Ce n’est pas tout. Faustin Ntiranyibagira a fondé depuis 2008 le Réseau des hommes engagés contre les violences basées sur le genre (ABATANGAMUCO). Ce réseau qui couvre jusqu’à maintenant 64 communes dans 11 provinces a déjà atteint plus de 10 mille ménages sensibilisés, précise M.  Ntiranyibagira. 

Révérien Ndayifukamiye de la commune Buhiga dans la province de Karusi est un autre homme qui pratique la masculinité positive. Cela grâce à l’approche EMAP de l’IRC. 

Cet homme affirme que sa femme subissait des violences de tout genre. « Je recourais à l’adultère. Ma femme n’avait pas accès aux récoltes j’en écoulais d’ailleurs au marché et en fin me livrais à la débauche », fait-il savoir. Révérien Ndayifukamiye informe que grâce à l’approche EMAP, ce comportement a changé. «Pour le moment, nous décidons ensemble avec ma femme en ce qui est de la gestion du ménage», ajoute-t-il tout en rassurant que leur famille vit aisément.

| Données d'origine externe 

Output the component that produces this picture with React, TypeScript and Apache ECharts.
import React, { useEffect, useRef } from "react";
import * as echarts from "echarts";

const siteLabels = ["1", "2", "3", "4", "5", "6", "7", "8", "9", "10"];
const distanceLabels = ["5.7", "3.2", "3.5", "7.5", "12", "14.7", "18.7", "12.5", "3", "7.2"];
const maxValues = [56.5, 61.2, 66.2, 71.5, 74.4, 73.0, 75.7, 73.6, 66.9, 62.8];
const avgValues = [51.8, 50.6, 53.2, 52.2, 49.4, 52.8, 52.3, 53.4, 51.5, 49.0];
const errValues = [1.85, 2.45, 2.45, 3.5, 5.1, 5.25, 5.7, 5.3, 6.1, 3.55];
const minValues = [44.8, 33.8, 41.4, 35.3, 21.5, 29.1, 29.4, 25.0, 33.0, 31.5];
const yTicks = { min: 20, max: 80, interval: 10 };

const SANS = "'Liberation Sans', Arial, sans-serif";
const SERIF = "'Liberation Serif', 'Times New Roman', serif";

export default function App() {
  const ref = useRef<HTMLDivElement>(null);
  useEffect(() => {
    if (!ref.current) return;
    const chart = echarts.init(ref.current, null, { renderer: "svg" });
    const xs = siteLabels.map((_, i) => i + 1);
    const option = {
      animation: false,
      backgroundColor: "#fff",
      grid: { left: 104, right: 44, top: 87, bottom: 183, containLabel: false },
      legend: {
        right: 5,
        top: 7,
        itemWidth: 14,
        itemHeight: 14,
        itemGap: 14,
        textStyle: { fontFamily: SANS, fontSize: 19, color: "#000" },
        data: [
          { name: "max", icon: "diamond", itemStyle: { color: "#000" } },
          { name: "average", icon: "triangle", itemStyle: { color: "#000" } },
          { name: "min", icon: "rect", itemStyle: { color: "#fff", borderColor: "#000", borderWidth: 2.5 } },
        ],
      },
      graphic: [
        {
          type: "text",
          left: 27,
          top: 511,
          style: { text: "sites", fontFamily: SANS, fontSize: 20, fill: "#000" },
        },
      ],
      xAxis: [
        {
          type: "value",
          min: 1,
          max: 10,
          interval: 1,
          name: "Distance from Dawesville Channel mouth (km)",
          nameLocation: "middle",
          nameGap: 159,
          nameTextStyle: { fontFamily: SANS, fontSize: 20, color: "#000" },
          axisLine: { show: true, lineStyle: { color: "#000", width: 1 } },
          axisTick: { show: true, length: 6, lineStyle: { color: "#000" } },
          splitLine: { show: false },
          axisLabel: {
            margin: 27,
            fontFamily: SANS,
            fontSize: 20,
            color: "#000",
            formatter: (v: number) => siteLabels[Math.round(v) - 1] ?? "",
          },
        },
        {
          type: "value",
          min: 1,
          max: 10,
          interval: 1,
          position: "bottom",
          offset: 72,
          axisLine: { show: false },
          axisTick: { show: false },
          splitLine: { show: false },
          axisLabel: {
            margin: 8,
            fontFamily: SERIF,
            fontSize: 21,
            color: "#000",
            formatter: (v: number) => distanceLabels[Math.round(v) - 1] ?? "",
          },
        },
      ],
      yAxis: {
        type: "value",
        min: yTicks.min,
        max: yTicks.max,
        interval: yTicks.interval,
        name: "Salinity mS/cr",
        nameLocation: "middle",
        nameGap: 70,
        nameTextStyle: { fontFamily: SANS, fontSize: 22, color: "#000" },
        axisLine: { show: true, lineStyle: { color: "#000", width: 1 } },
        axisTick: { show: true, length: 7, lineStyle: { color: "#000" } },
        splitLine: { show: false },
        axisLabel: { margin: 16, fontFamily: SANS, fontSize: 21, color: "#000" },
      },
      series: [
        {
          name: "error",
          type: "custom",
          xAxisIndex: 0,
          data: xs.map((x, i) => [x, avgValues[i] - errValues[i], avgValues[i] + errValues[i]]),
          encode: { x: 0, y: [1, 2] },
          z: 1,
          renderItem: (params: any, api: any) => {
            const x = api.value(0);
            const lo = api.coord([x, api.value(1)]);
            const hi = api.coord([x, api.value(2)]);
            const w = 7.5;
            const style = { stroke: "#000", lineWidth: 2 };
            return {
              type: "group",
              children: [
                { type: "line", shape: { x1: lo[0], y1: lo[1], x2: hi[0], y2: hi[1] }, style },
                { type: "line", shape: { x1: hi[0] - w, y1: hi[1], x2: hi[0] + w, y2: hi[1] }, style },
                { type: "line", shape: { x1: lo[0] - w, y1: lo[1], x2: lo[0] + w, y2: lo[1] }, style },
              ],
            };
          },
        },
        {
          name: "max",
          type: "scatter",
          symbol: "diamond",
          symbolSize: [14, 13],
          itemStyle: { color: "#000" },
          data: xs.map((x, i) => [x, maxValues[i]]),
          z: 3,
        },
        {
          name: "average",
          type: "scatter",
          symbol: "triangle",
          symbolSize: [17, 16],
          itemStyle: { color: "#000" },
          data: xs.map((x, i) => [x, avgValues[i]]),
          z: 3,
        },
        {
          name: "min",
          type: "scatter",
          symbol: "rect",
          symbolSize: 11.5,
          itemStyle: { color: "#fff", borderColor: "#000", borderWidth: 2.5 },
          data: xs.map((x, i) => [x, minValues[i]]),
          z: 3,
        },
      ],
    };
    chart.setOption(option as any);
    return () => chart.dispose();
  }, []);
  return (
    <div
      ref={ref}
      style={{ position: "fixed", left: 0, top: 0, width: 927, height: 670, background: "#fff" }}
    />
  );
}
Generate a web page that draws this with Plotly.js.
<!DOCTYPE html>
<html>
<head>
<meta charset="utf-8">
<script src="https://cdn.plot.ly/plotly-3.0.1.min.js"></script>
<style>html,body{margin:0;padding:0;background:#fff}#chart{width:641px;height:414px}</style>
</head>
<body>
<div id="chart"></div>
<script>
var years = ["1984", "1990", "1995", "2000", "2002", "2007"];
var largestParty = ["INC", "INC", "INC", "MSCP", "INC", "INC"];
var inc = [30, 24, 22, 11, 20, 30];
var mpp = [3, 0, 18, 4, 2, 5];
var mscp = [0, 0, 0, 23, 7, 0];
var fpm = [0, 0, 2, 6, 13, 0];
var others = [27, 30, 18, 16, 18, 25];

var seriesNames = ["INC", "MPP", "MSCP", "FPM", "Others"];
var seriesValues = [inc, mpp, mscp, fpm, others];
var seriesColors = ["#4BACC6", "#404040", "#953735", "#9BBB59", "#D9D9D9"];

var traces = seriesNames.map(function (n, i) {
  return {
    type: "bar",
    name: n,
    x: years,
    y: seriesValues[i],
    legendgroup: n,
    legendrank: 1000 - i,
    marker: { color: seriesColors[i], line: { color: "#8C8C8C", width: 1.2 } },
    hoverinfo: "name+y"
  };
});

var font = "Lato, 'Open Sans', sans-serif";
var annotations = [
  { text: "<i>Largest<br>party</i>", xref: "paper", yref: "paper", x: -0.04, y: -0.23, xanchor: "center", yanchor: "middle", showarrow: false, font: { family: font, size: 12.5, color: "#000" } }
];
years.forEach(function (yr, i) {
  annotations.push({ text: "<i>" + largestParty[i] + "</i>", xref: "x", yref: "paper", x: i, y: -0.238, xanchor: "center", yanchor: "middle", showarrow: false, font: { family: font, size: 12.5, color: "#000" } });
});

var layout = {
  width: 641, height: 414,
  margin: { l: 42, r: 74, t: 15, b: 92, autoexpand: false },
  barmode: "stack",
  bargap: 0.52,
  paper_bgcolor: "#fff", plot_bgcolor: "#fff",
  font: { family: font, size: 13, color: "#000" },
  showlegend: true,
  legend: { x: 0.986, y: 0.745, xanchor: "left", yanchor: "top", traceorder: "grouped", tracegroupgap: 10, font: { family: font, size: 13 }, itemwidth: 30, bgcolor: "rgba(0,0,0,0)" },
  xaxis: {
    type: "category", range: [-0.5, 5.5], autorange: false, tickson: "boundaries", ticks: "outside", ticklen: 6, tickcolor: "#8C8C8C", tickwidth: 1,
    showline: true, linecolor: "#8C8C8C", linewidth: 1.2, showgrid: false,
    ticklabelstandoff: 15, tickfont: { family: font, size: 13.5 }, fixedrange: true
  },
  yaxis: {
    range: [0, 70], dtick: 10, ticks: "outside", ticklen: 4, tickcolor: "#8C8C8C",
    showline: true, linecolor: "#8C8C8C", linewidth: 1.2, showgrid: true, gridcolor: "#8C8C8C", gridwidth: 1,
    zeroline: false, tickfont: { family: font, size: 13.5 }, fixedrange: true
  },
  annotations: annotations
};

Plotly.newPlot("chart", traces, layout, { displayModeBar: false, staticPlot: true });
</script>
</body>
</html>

Quid des recommandations ?

Tous les intervenants dans le domaine sont recommandés de préserver l’homme contre les préjugées sociaux, d’amener l’homme à se rendre compte que l’émancipation de la femme ne veut pas dire son indépendance par rapport à l’homme et qu’elle profite aux ménages. Il faut également valoriser l’accessibilité de la femme aux ressources. C’est ce qui détermine leurs capacités réelles d’action dans la renégociation de leurs rôles productifs et reproductifs. Il est également important de lever les barrières socioculturelles défavorables à la femme.